Investors shouldn't base a decision to buy a stock solely on discounted cash flow analysis - it is a moving target, full of challenges. If the company fails to meet financial performance expectations, if one of its big customers jumps to a competitor, or if interest rates take an unexpected turn, the model's numbers have to be re-run. Any time expectations change, the DCF-generated value is going to change.

While many finance courses espouse the gospel of DCF analysis as the preferred valuation methodology for all cash flow generating assets, in practice, DCF can be difficult to apply in the valuation of stocks. Even if one believes the gospel of DCF, other valuation approaches are useful to help generate a complete valuation picture of a stock.

Alternative Methodologies : Even if one believes that DCF is the final word in assessing the value of an equity investment, it is very useful to supplement the approach with multiple-based target price approaches. If you are going to project income and cash flows, it is easy to use the supplementary approaches. It is important to assess which trading multiples (P/E, price/cash flow, etc.) are applicable based on the company's history and its sector. Choosing a target multiple range is where it gets tricky.

While this is analogous to arbitrary discount rate selection, by using a trailing earnings number two years out and an appropriate P/E multiple to calculate a target price, this will entail far fewer assumptions to "value" the stock than under the DCF scenario. This improves the reliability of the conclusion relative to the DCF approach. Because we know what a company's P/E or price/cash flow multiple is after every trade, we have a lot of historical data from which to assess the future multiple possibilities. In contrast, the DCF model discount rate is always theoretical, and we do not really have any historical data to draw from when calculating it.

3. Comparables Method
The last method we'll look at is sort of a catch-all method that can be used if you are unable to value the company using any of the other models, or if you simply don't want to spend the time crunching the numbers. The method doesn't attempt to find an intrinsic value for the stock like the previous two valuation methods do; it simply compares the stock's price multiples to a benchmark to determine if the stock is relatively undervalued or overvalued. The rationale for this is based off of the Law of One Price, which states that two similar assets should sell for similar prices. The intuitive nature of this method is one of the reasons it is so popular.
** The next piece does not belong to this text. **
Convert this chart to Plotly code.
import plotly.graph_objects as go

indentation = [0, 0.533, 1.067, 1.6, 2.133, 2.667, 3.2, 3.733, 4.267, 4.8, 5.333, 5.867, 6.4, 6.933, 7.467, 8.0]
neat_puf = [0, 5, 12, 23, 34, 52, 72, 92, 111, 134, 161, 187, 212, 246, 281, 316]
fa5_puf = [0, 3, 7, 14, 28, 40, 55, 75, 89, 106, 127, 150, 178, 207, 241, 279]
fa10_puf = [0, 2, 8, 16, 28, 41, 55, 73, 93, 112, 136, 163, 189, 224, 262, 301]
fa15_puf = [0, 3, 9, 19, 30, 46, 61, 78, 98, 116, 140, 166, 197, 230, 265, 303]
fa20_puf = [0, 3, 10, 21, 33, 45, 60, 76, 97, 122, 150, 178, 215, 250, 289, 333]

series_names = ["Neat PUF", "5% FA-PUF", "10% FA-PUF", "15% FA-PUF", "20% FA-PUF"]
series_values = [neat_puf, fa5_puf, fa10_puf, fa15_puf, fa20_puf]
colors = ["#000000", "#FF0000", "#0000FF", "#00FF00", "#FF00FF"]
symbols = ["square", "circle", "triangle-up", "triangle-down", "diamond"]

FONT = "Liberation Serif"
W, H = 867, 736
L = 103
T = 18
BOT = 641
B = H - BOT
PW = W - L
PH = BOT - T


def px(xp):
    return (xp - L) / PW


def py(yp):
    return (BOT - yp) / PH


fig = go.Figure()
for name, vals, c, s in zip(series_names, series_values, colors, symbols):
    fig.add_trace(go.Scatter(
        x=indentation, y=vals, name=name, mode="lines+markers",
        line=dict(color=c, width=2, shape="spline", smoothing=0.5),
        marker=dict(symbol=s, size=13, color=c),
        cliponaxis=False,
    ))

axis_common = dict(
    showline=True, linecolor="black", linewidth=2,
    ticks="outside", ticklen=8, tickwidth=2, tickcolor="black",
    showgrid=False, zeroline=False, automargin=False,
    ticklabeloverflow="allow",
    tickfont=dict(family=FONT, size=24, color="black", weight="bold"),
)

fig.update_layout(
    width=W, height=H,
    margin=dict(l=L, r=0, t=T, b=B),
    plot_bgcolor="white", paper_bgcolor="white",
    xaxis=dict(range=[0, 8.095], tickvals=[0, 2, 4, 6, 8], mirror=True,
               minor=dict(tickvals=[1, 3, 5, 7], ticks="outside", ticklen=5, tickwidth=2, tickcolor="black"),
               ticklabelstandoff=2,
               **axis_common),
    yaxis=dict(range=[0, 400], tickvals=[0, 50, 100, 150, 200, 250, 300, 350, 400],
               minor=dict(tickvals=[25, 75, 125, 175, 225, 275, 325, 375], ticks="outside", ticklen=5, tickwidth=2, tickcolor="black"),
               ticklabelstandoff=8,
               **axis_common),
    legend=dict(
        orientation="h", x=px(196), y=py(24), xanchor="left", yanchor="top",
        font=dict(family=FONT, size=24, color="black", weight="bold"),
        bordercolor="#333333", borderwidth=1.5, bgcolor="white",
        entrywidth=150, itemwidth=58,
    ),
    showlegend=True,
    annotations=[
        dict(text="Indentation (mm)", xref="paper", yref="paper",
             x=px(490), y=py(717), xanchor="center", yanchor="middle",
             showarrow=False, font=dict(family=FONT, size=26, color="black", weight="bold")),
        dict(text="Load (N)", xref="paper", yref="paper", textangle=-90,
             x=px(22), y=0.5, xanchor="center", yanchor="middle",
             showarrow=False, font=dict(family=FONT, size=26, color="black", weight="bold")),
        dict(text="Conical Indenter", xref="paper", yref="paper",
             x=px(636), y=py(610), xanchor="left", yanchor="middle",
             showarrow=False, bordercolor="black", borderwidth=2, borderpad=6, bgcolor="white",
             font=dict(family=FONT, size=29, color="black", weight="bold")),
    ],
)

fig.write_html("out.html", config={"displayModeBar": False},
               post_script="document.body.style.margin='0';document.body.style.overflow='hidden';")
This method can be used in almost all circumstances because of the vast number of multiples that can be applied, such as the price-to-earnings (P/E), price-to-book (P/B), price-to-sales (P/S), price-to-cash flow (P/CF) and many others. Of these ratios, the P/E ratio is the most commonly used one because it focuses on the earnings of the company, which is one of the primary drivers of an investment's value.
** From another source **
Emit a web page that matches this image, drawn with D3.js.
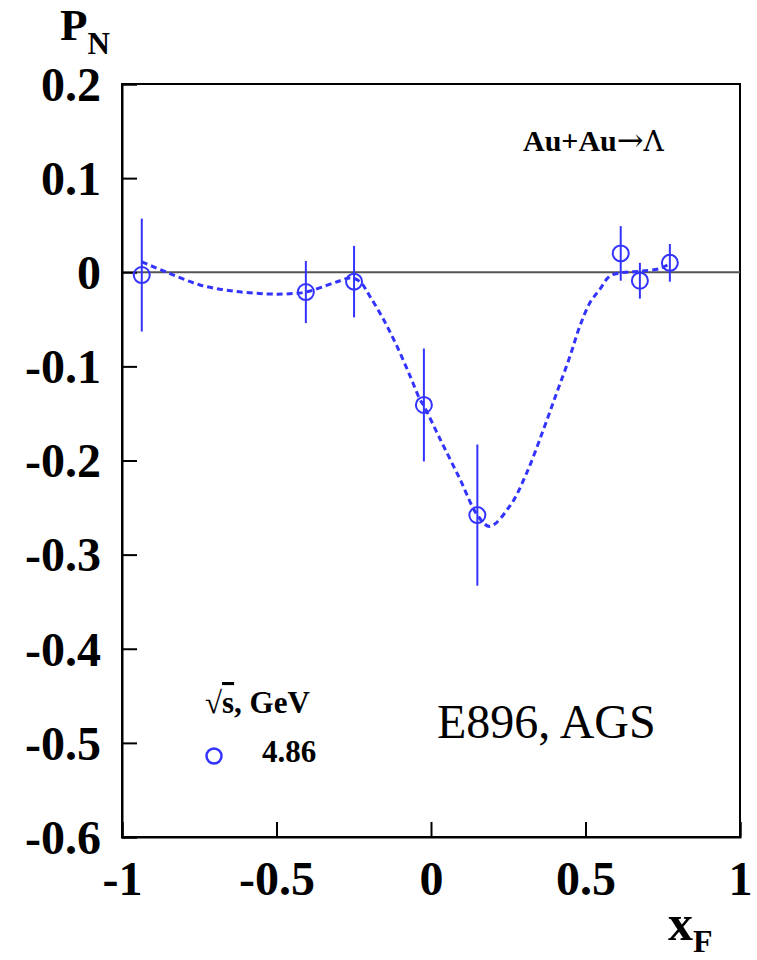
<!DOCTYPE html>
<html><head><meta charset="utf-8">
<script src="https://cdn.jsdelivr.net/npm/d3@7"></script>
<style>body{margin:0;background:#fff}svg{display:block}</style>
</head><body>
<script>
// Data
const xF   = [-0.936, -0.405, -0.249, -0.023, 0.150, 0.614, 0.676, 0.773];
const PN   = [-0.003, -0.021, -0.010, -0.141, -0.258, 0.020, -0.009, 0.010];
const errs = [0.060, 0.033, 0.038, 0.060, 0.075, 0.029, 0.019, 0.020];
const fitX = [-0.936,-0.855,-0.748,-0.640,-0.532,-0.467,-0.405,-0.338,-0.294,-0.260,-0.230,-0.197,-0.154,-0.111,-0.068,-0.036,-0.023,0.029,0.094,0.150,0.190,0.256,0.310,0.364,0.407,0.450,0.482,0.515,0.547,0.579,0.628,0.676,0.741,0.767];
const fitY = [0.011,0.000,-0.0135,-0.020,-0.023,-0.023,-0.021,-0.014,-0.009,-0.006,-0.010,-0.026,-0.050,-0.078,-0.110,-0.135,-0.142,-0.177,-0.220,-0.258,-0.270,-0.248,-0.213,-0.167,-0.128,-0.089,-0.057,-0.032,-0.018,-0.004,0.000,0.001,0.004,0.008];
const xTicks = [-1, -0.5, 0, 0.5, 1];
const xTickLabels = ["-1", "-0.5", "0", "0.5", "1"];
const yTicks = [0.2, 0.1, 0, -0.1, -0.2, -0.3, -0.4, -0.5, -0.6];
const yTickLabels = ["0.2", "0.1", "0", "-0.1", "-0.2", "-0.3", "-0.4", "-0.5", "-0.6"];
const legendTitle = ["√", "s", ", GeV"];
const legendLabel = "4.86";
const reactionLabel = ["Au+Au", "→", "Λ"];
const experimentLabel = "E896, AGS";

const W = 757, H = 960;
const L = 122, R = 740, T = 84, B = 837;
const blue = "#3333ff";
const serif = "'Liberation Serif','Times New Roman',serif";

const svg = d3.select("body").append("svg").attr("width", W).attr("height", H);
const x = d3.scaleLinear().domain([-1, 1]).range([L, R]);
const y = d3.scaleLinear().domain([-0.6, 0.2]).range([B, T]);

// frame
svg.append("rect").attr("x", L).attr("y", T).attr("width", R - L).attr("height", B - T)
  .attr("fill", "none").attr("stroke", "#000").attr("stroke-width", 2);

// zero line
svg.append("line").attr("x1", L).attr("x2", R).attr("y1", y(0)).attr("y2", y(0))
  .attr("stroke", "#555").attr("stroke-width", 2);

// x axis
const xAxis = d3.axisBottom(x).tickValues(xTicks).tickSize(-15)
  .tickFormat((d, i) => xTickLabels[i]);
const gx = svg.append("g").attr("transform", `translate(0,${B})`).call(xAxis);
gx.select(".domain").attr("stroke", "#000").attr("stroke-width", 2);
gx.selectAll(".tick line").attr("stroke", "#000").attr("stroke-width", 2);
gx.selectAll(".tick text").attr("font-family", serif).attr("font-weight", "bold")
  .attr("font-size", 48).attr("fill", "#000").attr("y", 58).attr("dy", null);

// y axis
const yAxis = d3.axisLeft(y).tickValues(yTicks).tickSize(-15)
  .tickFormat((d, i) => yTickLabels[i]);
const gy = svg.append("g").attr("transform", `translate(${L},0)`).call(yAxis);
gy.select(".domain").attr("stroke", "#000").attr("stroke-width", 2);
gy.selectAll(".tick line").attr("stroke", "#000").attr("stroke-width", 2);
gy.selectAll(".tick text").attr("font-family", serif).attr("font-weight", "bold")
  .attr("font-size", 48).attr("fill", "#000").attr("x", -21).attr("dy", "0.34em");

// axis titles
const pn = svg.append("text").attr("x", 60).attr("y", 40).attr("font-family", serif)
  .attr("font-weight", "bold").attr("font-size", 45).attr("fill", "#000");
pn.append("tspan").text("P");
pn.append("tspan").attr("font-size", 31).attr("dy", 14).text("N");

const xf = svg.append("text").attr("x", 668).attr("y", 940).attr("font-family", serif)
  .attr("font-weight", "bold").attr("font-size", 50).attr("fill", "#000");
xf.append("tspan").text("x");
xf.append("tspan").attr("font-size", 32).attr("dy", 12).text("F");

// fit curve
const line = d3.line().x((d, i) => x(d)).y((d, i) => y(fitY[i])).curve(d3.curveCatmullRom.alpha(0.5));
svg.append("path").attr("d", line(fitX)).attr("fill", "none").attr("stroke", blue)
  .attr("stroke-width", 3).attr("stroke-dasharray", "6,4");

// error bars
const pts = xF.map((v, i) => ({x: v, y: PN[i], e: errs[i]}));
svg.selectAll(".err").data(pts).enter().append("line")
  .attr("x1", d => x(d.x)).attr("x2", d => x(d.x))
  .attr("y1", d => y(d.y + d.e)).attr("y2", d => y(d.y - d.e))
  .attr("stroke", blue).attr("stroke-width", 2);
svg.selectAll(".pt").data(pts).enter().append("circle")
  .attr("cx", d => x(d.x)).attr("cy", d => y(d.y)).attr("r", 8)
  .attr("fill", "none").attr("stroke", blue).attr("stroke-width", 2);

// reaction label
const rl = svg.append("text").attr("x", 523).attr("y", 151).attr("font-family", serif)
  .attr("font-weight", "bold").attr("font-size", 30).attr("fill", "#000");
rl.append("tspan").text(reactionLabel[0]);
rl.append("tspan").attr("font-family", "'DejaVu Serif',serif").attr("font-weight", "normal").attr("font-size", 32).text(reactionLabel[1]);
rl.append("tspan").attr("font-family", "'DejaVu Serif',serif").attr("font-weight", "normal").attr("font-size", 28).text(reactionLabel[2]);

// legend
const lt = svg.append("text").attr("x", 205).attr("y", 713).attr("font-family", serif)
  .attr("font-weight", "bold").attr("font-size", 31).attr("fill", "#000");
lt.append("tspan").attr("font-weight", "normal").text(legendTitle[0]);
lt.append("tspan").attr("text-decoration", "overline").text(legendTitle[1]);
lt.append("tspan").text(legendTitle[2]);
svg.append("circle").attr("cx", 214).attr("cy", 756).attr("r", 7.5)
  .attr("fill", "none").attr("stroke", blue).attr("stroke-width", 2.5);
svg.append("text").attr("x", 262).attr("y", 762).attr("font-family", serif)
  .attr("font-weight", "bold").attr("font-size", 31).attr("fill", "#000").text(legendLabel);

// experiment label
svg.append("text").attr("x", 437).attr("y", 738).attr("font-family", serif)
  .attr("font-size", 48).attr("fill", "#000").text(experimentLabel);
</script>
</body></html>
When can you use the P/E multiple for a comparison? You can generally use it if the company is publicly traded because you need the price of the stock, and you need to know the earnings of the company. Secondly, the company should be generating positive earnings because a comparison using a negative P/E multiple would be meaningless. And lastly, the earnings quality should be strong; earnings should not be too volatile and the accounting practices used by management should not drastically distort the reported earnings. (Companies can manipulate their numbers, so you need to learn how to determine the accuracy of EPS.

These are just some of the main criteria investors should look at when choosing which ratio or multiples to use. If the P/E multiple cannot be used, simply look at using a different ratio such as the price-to-sales multiple.
No one valuation method is perfect for every situation, but by knowing the characteristics of the company, you can select the valuation method that best suits the situation. In addition, investors are not limited to just using one method. Often, investors will perform several valuations to create a range of possible values or average all of the valuations into one.